SUPPLIED MATERIAL:
--- BEGIN ---

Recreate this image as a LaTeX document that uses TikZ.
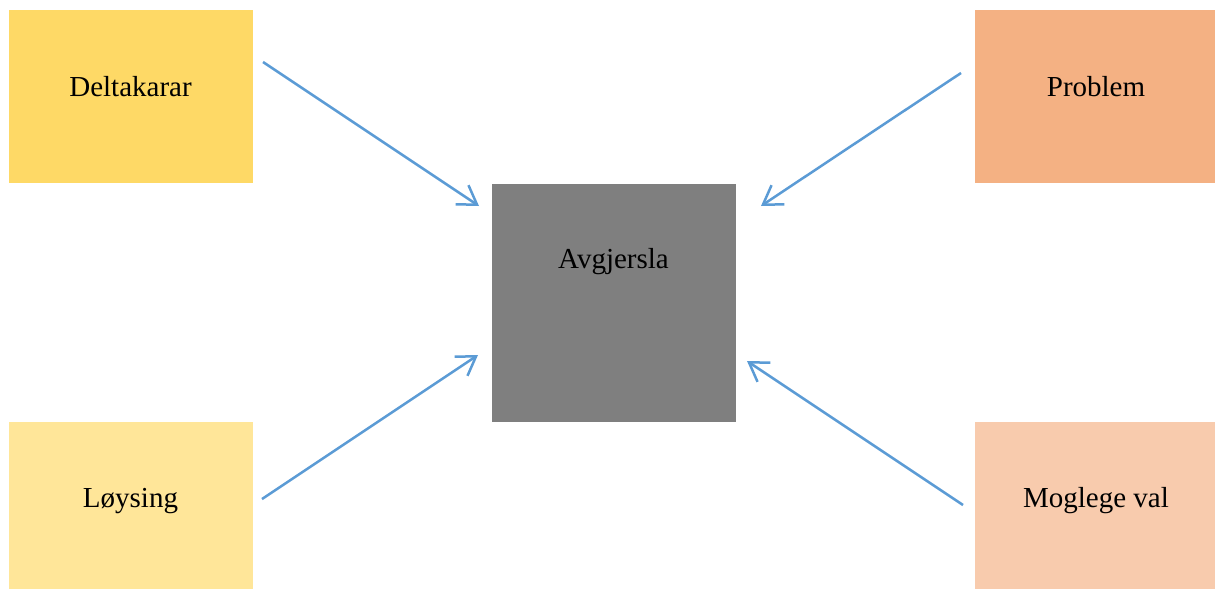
\documentclass[tikz,border=0pt]{standalone}
\usepackage{fontspec}
\setmainfont{Liberation Serif}
\usetikzlibrary{arrows.meta}
\definecolor{cDelta}{HTML}{FED966}
\definecolor{cProb}{HTML}{F4B183}
\definecolor{cLoys}{HTML}{FFE699}
\definecolor{cMog}{HTML}{F8CBAD}
\definecolor{cGray}{HTML}{7F7F7F}
\definecolor{cArrow}{HTML}{5B9BD5}
\tikzset{
  box/.style={draw=none, inner sep=0pt, outer sep=0pt, rectangle},
  lbl/.style={anchor=base, inner sep=0pt, font=\fontsize{29}{34}\selectfont},
  conn/.style={draw=cArrow, line width=2.5pt, -{Straight Barb[length=18pt,width=23pt,line width=2.5pt]}}
}
\begin{document}
\begin{tikzpicture}[x=1pt,y=-1pt]
\useasboundingbox (0,0) rectangle (1215,589);
\node[box, fill=cDelta, minimum width=244pt, minimum height=173pt] (delta) at (131,96.5) {};
\node[box, fill=cProb, minimum width=240pt, minimum height=173pt] (prob) at (1095,96.5) {};
\node[box, fill=cLoys, minimum width=244pt, minimum height=167pt] (loys) at (131,505.5) {};
\node[box, fill=cMog, minimum width=240pt, minimum height=167pt] (mog) at (1095,505.5) {};
\node[box, fill=cGray, minimum width=244pt, minimum height=238pt] (avg) at (614,303) {};
\node[lbl] (tDelta) at (130.5,96) {Deltakarar};
\node[lbl] (tProb) at (1096,96) {Problem};
\node[lbl] (tLoys) at (130.5,507) {Løysing};
\node[lbl] (tMog) at (1096,507) {Moglege val};
\node[lbl] (tAvg) at (613.5,268) {Avgjersla};
\coordinate (s1) at (263,62);
\coordinate (e1) at (479,206);
\coordinate (s2) at (961,73);
\coordinate (e2) at (761,206);
\coordinate (s3) at (262,499);
\coordinate (e3) at (478,355);
\coordinate (s4) at (963,505);
\coordinate (e4) at (747,361);
\draw[conn] (s1) -- (e1);
\draw[conn] (s2) -- (e2);
\draw[conn] (s3) -- (e3);
\draw[conn] (s4) -- (e4);
\end{tikzpicture}
\end{document}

--- END ---

WHAT YOU NEED TO DO: Please transcribe the material above exactly as written. Leave the pictures out.

RESULT OF THIS TASK:
Recreate this image as a LaTeX document that uses TikZ.
\documentclass[tikz,border=0pt]{standalone}
\usepackage{fontspec}
\setmainfont{Liberation Serif}
\usetikzlibrary{arrows.meta}
\definecolor{cDelta}{HTML}{FED966}
\definecolor{cProb}{HTML}{F4B183}
\definecolor{cLoys}{HTML}{FFE699}
\definecolor{cMog}{HTML}{F8CBAD}
\definecolor{cGray}{HTML}{7F7F7F}
\definecolor{cArrow}{HTML}{5B9BD5}
\tikzset{
  box/.style={draw=none, inner sep=0pt, outer sep=0pt, rectangle},
  lbl/.style={anchor=base, inner sep=0pt, font=\fontsize{29}{34}\selectfont},
  conn/.style={draw=cArrow, line width=2.5pt, -{Straight Barb[length=18pt,width=23pt,line width=2.5pt]}}
}
\begin{document}
\begin{tikzpicture}[x=1pt,y=-1pt]
\useasboundingbox (0,0) rectangle (1215,589);
\node[box, fill=cDelta, minimum width=244pt, minimum height=173pt] (delta) at (131,96.5) {};
\node[box, fill=cProb, minimum width=240pt, minimum height=173pt] (prob) at (1095,96.5) {};
\node[box, fill=cLoys, minimum width=244pt, minimum height=167pt] (loys) at (131,505.5) {};
\node[box, fill=cMog, minimum width=240pt, minimum height=167pt] (mog) at (1095,505.5) {};
\node[box, fill=cGray, minimum width=244pt, minimum height=238pt] (avg) at (614,303) {};
\node[lbl] (tDelta) at (130.5,96) {Deltakarar};
\node[lbl] (tProb) at (1096,96) {Problem};
\node[lbl] (tLoys) at (130.5,507) {Løysing};
\node[lbl] (tMog) at (1096,507) {Moglege val};
\node[lbl] (tAvg) at (613.5,268) {Avgjersla};
\coordinate (s1) at (263,62);
\coordinate (e1) at (479,206);
\coordinate (s2) at (961,73);
\coordinate (e2) at (761,206);
\coordinate (s3) at (262,499);
\coordinate (e3) at (478,355);
\coordinate (s4) at (963,505);
\coordinate (e4) at (747,361);
\draw[conn] (s1) -- (e1);
\draw[conn] (s2) -- (e2);
\draw[conn] (s3) -- (e3);
\draw[conn] (s4) -- (e4);
\end{tikzpicture}
\end{document}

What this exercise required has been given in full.